Not really amazing to me, most of the irate "you posted about 3x times less info then needed to make any assumption what so ever about what you want/need" seem to have died off due to a influx of good manners or everyone being busy at something else.
A "I have this motor--what do I do next/need?" question is hard to answer since this whole wind power thing has been flying from the seat of the pants approach from the start. Rock hard designs using "I have these motors" are few....
You seem to have a set of blades that spin it close to a starting charge speed--use them and stick it up in the air--stick a bridge rectifier across the outputs or diode in series and see if it charges a 12 volt battery at some amperage in a fair breeze.

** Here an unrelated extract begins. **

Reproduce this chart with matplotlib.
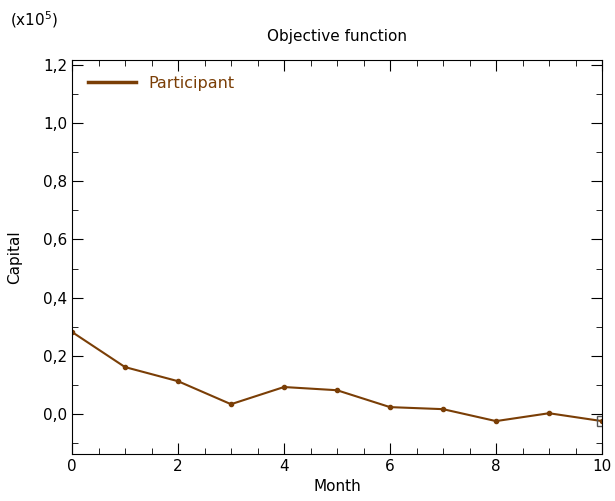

There's several hookup diagrams floating in this forum--search and read.
This conversion
http://www.anotherpower.com/gallery/stephent/conversion_flying_at_10_ftis loosely based on using a conglomeration of 2 or 3 designs that were posted on this forum...it's a 7' prop, with furling tail using a 1 1/2hp conversion using neo's.
It works ok, but needs a tad larger prop--maybe nother 6" diameter or so. (Zubbly was right there). BUT it was all "here's some designs I can put together since there's NOT one for this exact size" approach that I did...most were well founded designs/thoughts/theory but I did have to do more then a little design on my own.
Measure YOUR own wind speed you have there, mine is probably different, and see what amps/volts vs wind speed you get out of it so you can tell (or ask) if it needs a bit more rpm or tsr or maybe more/less swept area.
Mostly all home built wind genny "advances" have been--"lemme see, maybe if I try this it will??"
There's a lot of applicable theory as to volts/amps/watts for motors--but the question is--how does it do for a genny?? largely unknown until tried.
Try yours like you have it and post back and ask questions on improvements maybe needed.. Asking for forum members to design a workable wind genny system for you from a "I have these motors" approach usually gets your stated results.